Latin American Extremes
De La Tierra is a band that formed about two years ago. Despite being a new band, they have gathered tens of thousands of fans already, even though their debut just dropped. The large amount of attention they have produced is perhaps due to two band members’ involvement: Andreas Kisser of Sepultura and Alex Gonzalez of Maná. The collaboration is admittedly odd; Sepultura and Maná are from two different musical planets. However, De La Tierra’s music takes influences primarily from sludge metal, so the music works out very well. With the release of their self titled debut, De La Tierra proves to be a promising force in the genre of extreme metal.
Perhaps the most noticeable element in the music is that all of the lyrics are in Spanish. Since the vocals are sung in such a distinguishable manner, the lyrics stand out clearly. In fact, it’s reminiscent of bands such as Brujeria that have done the same thing. Sometimes, the Latin American influence is present in their instrumentals, such as the intro to “San Asesino” and the acoustic guitar work in the “Intro.” Overall though, the album is rooted in the sludge metal genre.
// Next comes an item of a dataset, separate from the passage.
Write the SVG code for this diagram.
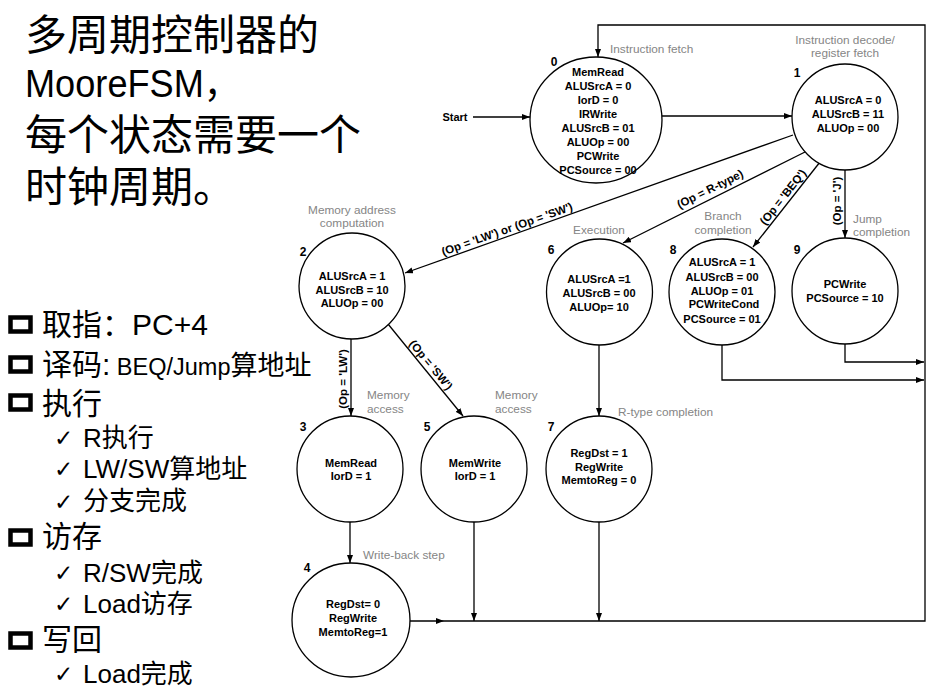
<svg xmlns="http://www.w3.org/2000/svg" width="938" height="696" viewBox="0 0 938 696">
<style>
.bg{fill:#fff}
.st{fill:#fff;stroke:#000;stroke-width:1.3}
.t{font-family:"Liberation Sans",Arial,sans-serif;font-weight:bold;font-size:11px;fill:#000;text-anchor:middle}
.n{font-family:"Liberation Sans",Arial,sans-serif;font-weight:bold;font-size:12px;fill:#000;text-anchor:middle}
.g{font-family:"Liberation Sans",Arial,sans-serif;font-size:11.8px;fill:#858585}
.gm{text-anchor:middle}
.e{font-family:"Liberation Sans",Arial,sans-serif;font-weight:bold;font-size:11.5px;fill:#000;text-anchor:middle}
.c{fill:none;stroke:#000;stroke-width:1.3}
.cjk{font-family:"Liberation Sans","Noto Sans CJK SC",sans-serif;fill:#000}
.box{fill:none;stroke:#000;stroke-width:4.5}
.chk{font-family:"DejaVu Sans",sans-serif;font-size:23px;fill:#000}
</style>
<defs>
<marker id="ah" markerWidth="8" markerHeight="6" refX="8" refY="3" orient="auto" markerUnits="userSpaceOnUse"><path d="M0,0 L8,3 L0,6 z" fill="#000"/></marker>
</defs>
<rect class="bg" x="0" y="0" width="938" height="696"/>

<g id="title" class="cjk">
<text x="25" y="50" font-size="42">多周期控制器的</text>
<text x="25" y="97" font-size="38" textLength="215" lengthAdjust="spacingAndGlyphs">MooreFSM，</text>
<text x="25" y="150" font-size="42">每个状态需要一个</text>
<text x="25" y="202" font-size="42">时钟周期。</text>
</g>

<g id="list" class="cjk">
<rect class="box" x="10.5" y="317.5" width="20" height="14"/>
<text x="42" y="335" font-size="30">取指：PC+4</text>
<rect class="box" x="10.5" y="357.5" width="20" height="14"/>
<text x="42" y="375" font-size="30">译码:<tspan font-size="23.5"> BEQ/Jump</tspan><tspan font-size="27">算地址</tspan></text>
<rect class="box" x="10.5" y="395.5" width="20" height="14"/>
<text x="42" y="414" font-size="30">执行</text>
<text class="chk" x="54" y="446">✓</text>
<text x="83" y="447" font-size="26">R执行</text>
<text class="chk" x="54" y="477">✓</text>
<text x="83" y="478" font-size="26">LW/SW算地址</text>
<text class="chk" x="54" y="510">✓</text>
<text x="83" y="510" font-size="26">分支完成</text>
<rect class="box" x="10.5" y="530.5" width="20" height="14"/>
<text x="42" y="547" font-size="30">访存</text>
<text class="chk" x="54" y="581">✓</text>
<text x="83" y="582" font-size="26">R/SW完成</text>
<text class="chk" x="54" y="612">✓</text>
<text x="83" y="613" font-size="26">Load访存</text>
<rect class="box" x="10.5" y="633.5" width="20" height="14"/>
<text x="42" y="650" font-size="30">写回</text>
<text class="chk" x="54" y="682">✓</text>
<text x="83" y="683" font-size="26">Load完成</text>
</g>

<g id="connectors">
<path class="c" d="M473,117 H530" marker-end="url(#ah)"/>
<path class="c" d="M662,116 H792" marker-end="url(#ah)"/>
<path class="c" d="M793,135 L405,273" marker-end="url(#ah)"/>
<path class="c" d="M805,152 L623,243" marker-end="url(#ah)"/>
<path class="c" d="M820,162 L753,247" marker-end="url(#ah)"/>
<path class="c" d="M845,170 V238" marker-end="url(#ah)"/>
<path class="c" d="M351,338 V416" marker-end="url(#ah)"/>
<path class="c" d="M388,324 L463,416" marker-end="url(#ah)"/>
<path class="c" d="M599,345 V416" marker-end="url(#ah)"/>
<path class="c" d="M350,522 V563" marker-end="url(#ah)"/>
<path class="c" d="M474,522 V621" marker-end="url(#ah)"/>
<path class="c" d="M599,522 V621" marker-end="url(#ah)"/>
<path class="c" d="M845,344 V362 H924" marker-end="url(#ah)"/>
<path class="c" d="M722,345 V380 H924" marker-end="url(#ah)"/>
<path class="c" d="M410,621 H444" marker-end="url(#ah)"/>
<path class="c" d="M444,621 H925 V25 H598 V57" marker-end="url(#ah)"/>
<text class="t" x="455" y="121" text-anchor="middle">Start</text>
<text class="e" transform="translate(507,229) rotate(-19.4)" x="0" y="4">(Op = 'LW') or (Op = 'SW')</text>
<text class="e" transform="translate(710,189) rotate(-26.6)" x="0" y="4">(Op = R-type)</text>
<text class="e" transform="translate(783,197) rotate(-51.7)" x="0" y="4">(Op = 'BEQ')</text>
<text class="e" transform="translate(837,201) rotate(-90)" x="0" y="4">(Op = 'J')</text>
<text class="e" transform="translate(342.5,379) rotate(-90)" x="0" y="4">(Op = 'LW')</text>
<text class="e" transform="translate(431,365) rotate(50.5)" x="0" y="4">(Op = 'SW')</text>
</g>

<g id="state0">
<ellipse class="st" cx="596" cy="120" rx="66" ry="63"/>
<text class="n" x="554" y="66">0</text>
<text class="t" x="598" y="76">MemRead</text>
<text class="t" x="598" y="90">ALUSrcA = 0</text>
<text class="t" x="598" y="104">IorD = 0</text>
<text class="t" x="598" y="117.5">IRWrite</text>
<text class="t" x="598" y="131.5">ALUSrcB = 01</text>
<text class="t" x="598" y="145.5">ALUOp = 00</text>
<text class="t" x="598" y="159.5">PCWrite</text>
<text class="t" x="598" y="173.5">PCSource = 00</text>
<text class="g" x="610" y="53">Instruction fetch</text>
</g>

<g id="state1">
<circle class="st" cx="845" cy="117" r="53"/>
<text class="n" x="797" y="77">1</text>
<text class="t" x="848" y="104">ALUSrcA = 0</text>
<text class="t" x="848" y="118">ALUSrcB = 11</text>
<text class="t" x="848" y="132">ALUOp = 00</text>
<text class="g gm" x="845" y="44">Instruction decode/</text>
<text class="g gm" x="845" y="57">register fetch</text>
</g>

<g id="state2">
<circle class="st" cx="352" cy="286" r="53"/>
<text class="n" x="303" y="256">2</text>
<text class="t" x="352" y="280">ALUSrcA = 1</text>
<text class="t" x="352" y="294">ALUSrcB = 10</text>
<text class="t" x="352" y="307">ALUOp = 00</text>
<text class="g gm" x="352" y="214">Memory address</text>
<text class="g gm" x="352" y="227">computation</text>
</g>

<g id="state6">
<circle class="st" cx="599.5" cy="292" r="53"/>
<text class="n" x="551" y="254">6</text>
<text class="t" x="599" y="283">ALUSrcA =1</text>
<text class="t" x="599" y="297">ALUSrcB = 00</text>
<text class="t" x="599" y="311">ALUOp= 10</text>
<text class="g gm" x="599" y="234">Execution</text>
</g>

<g id="state8">
<circle class="st" cx="722" cy="292" r="53"/>
<text class="n" x="673" y="254">8</text>
<text class="t" x="722" y="266">ALUSrcA = 1</text>
<text class="t" x="722" y="281">ALUSrcB = 00</text>
<text class="t" x="722" y="295">ALUOp = 01</text>
<text class="t" x="724" y="308">PCWriteCond</text>
<text class="t" x="722" y="323">PCSource = 01</text>
<text class="g gm" x="723" y="220">Branch</text>
<text class="g gm" x="723" y="234">completion</text>
</g>

<g id="state9">
<circle class="st" cx="845" cy="291" r="53"/>
<text class="n" x="797" y="254">9</text>
<text class="t" x="845" y="288">PCWrite</text>
<text class="t" x="845" y="302">PCSource = 10</text>
<text class="g" x="853" y="223">Jump</text>
<text class="g" x="853" y="236">completion</text>
</g>

<g id="state3">
<circle class="st" cx="350" cy="469" r="53"/>
<text class="n" x="303" y="431">3</text>
<text class="t" x="351" y="467">MemRead</text>
<text class="t" x="351" y="480">IorD = 1</text>
<text class="g" x="367" y="399">Memory</text>
<text class="g" x="367" y="413">access</text>
</g>

<g id="state5">
<circle class="st" cx="474" cy="469" r="53"/>
<text class="n" x="427" y="431">5</text>
<text class="t" x="475" y="467">MemWrite</text>
<text class="t" x="475" y="480">IorD = 1</text>
<text class="g" x="495" y="399">Memory</text>
<text class="g" x="495" y="413">access</text>
</g>

<g id="state7">
<circle class="st" cx="599" cy="469" r="53"/>
<text class="n" x="551" y="431">7</text>
<text class="t" x="599" y="457">RegDst = 1</text>
<text class="t" x="599" y="471">RegWrite</text>
<text class="t" x="599" y="484">MemtoReg = 0</text>
<text class="g" x="618" y="416">R-type completion</text>
</g>

<g id="state4">
<ellipse class="st" cx="351" cy="620" rx="59" ry="57"/>
<text class="n" x="307" y="572">4</text>
<text class="t" x="353" y="608">RegDst= 0</text>
<text class="t" x="353" y="622">RegWrite</text>
<text class="t" x="353" y="636">MemtoReg=1</text>
<text class="g" x="363" y="559">Write-back step</text>
</g>
</svg>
Heavy, doom-y and distorted guitar riffs are commonplace in De La Tierra’s music, and they are presented in mid-tempos with a dark atmosphere. The vocals are grunted and somewhat shouted, though they are surprisingly understandable. The drums are also well executed. The song structures are also catchy and memorable. Admittedly, the album itself doesn’t sound particularly amazing or overly impressive, due in large part that it sounds like something that’s been done before. At the same time, there’s very little to complain about, resulting in a lukewarm release that is neither terrible nor amazing.
In summary, De La Tierra is off to a good start with their debut effort. They hold a ton of potential for creating a music that is able to amaze and satisfy. To those that love aggressive sludge metal, this album is for you.